S: For sure, there are characters and visuals in my head for each of these songs.
Is the plan then to create super team to go more into writing for cinema?
R: We are a great team for sure and if the option shows up for us to score a movie- we`re prepared.
A bunch of my music has been used for film and TV already. Also Savannah played on soundtracks before. Of course it´d be fantastic to write to picture together. In fact the song, “the dream” is the music to a short film by Javiera Estrada which Savannah and I scored, so we got our feet wet doing that already.
But both of you have done a fair deal of work for movies and tv..
R: We have indeed. Some of the standouts for me where songs of mine of shows like The Blacklist, How to Get Away with Murder and the trailer for San Andreas. but there is still headroom. I started working with an agent for film scoring recently, let´s see what will happen next.
If anything, in terms of underlying themes, what is this record about? If you had to pin it on just one thing.
R: There is more than one theme I think, right Savannah? But for me space and the space between things is one of the concepts that we also visualize in out videos. micro and macro space.
S: Absolutely – for me, it is all about space and dimensions and crawling inside a sound world and just seeing what wants to exist there, not imposing will or force.
Will you guys let anyone touch the stems and maybe take a jab at remixing any of these songs?
R: For sure, we’ll make the whole album available as stems via Native Instruments.
Will there be a remix LP?
R: There are some initial remixes already, if we get enough good ones in to make a whole EP then we will totally consider it.
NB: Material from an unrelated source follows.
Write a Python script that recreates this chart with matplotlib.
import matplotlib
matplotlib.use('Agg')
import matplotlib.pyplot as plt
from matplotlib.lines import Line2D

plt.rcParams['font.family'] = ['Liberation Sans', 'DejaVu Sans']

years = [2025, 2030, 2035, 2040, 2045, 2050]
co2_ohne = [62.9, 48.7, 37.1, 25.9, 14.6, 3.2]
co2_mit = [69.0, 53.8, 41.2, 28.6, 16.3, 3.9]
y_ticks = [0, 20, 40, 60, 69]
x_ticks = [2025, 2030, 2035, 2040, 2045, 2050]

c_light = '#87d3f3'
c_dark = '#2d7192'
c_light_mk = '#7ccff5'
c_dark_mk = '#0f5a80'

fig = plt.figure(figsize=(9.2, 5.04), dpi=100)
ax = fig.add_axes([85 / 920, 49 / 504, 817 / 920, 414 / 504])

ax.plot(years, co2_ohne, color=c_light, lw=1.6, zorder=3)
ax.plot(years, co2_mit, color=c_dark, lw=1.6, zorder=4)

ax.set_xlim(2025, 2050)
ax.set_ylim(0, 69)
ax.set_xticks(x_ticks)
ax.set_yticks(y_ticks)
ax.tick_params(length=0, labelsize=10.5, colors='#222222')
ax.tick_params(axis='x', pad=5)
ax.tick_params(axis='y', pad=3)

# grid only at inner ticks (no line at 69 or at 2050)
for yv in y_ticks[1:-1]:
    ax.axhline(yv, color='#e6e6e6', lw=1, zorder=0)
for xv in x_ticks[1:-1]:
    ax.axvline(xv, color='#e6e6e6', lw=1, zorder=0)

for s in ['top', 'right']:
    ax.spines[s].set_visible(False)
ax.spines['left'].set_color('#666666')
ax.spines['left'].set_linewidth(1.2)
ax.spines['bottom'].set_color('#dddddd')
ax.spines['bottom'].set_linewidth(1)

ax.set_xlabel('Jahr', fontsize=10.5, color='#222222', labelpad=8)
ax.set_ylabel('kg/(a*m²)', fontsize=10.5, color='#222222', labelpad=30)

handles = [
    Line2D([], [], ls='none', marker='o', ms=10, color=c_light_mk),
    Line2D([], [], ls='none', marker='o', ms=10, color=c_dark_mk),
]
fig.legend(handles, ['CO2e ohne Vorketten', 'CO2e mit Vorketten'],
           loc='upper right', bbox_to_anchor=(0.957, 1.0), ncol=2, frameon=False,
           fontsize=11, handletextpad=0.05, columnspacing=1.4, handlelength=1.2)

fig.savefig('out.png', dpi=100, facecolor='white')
In closing, who’s currently doing it for you guys musically?
R: I love Douglas Dare, Lorn, Julien Marchal (who i collaborated with) and Pyur`s ambient album on Hoflush Records that drops end of October. Also staples for me are always Radiohead, Moondog and Mazzy Star.
S: I am loving Jon Hopkins, Dessa, Leah Curtis (who just wrote a beautiful, intense score for Killing Ground that I played violin on) Anne Akiko Myers, My Brightest Diamond and A Winged Victory for the Sullen.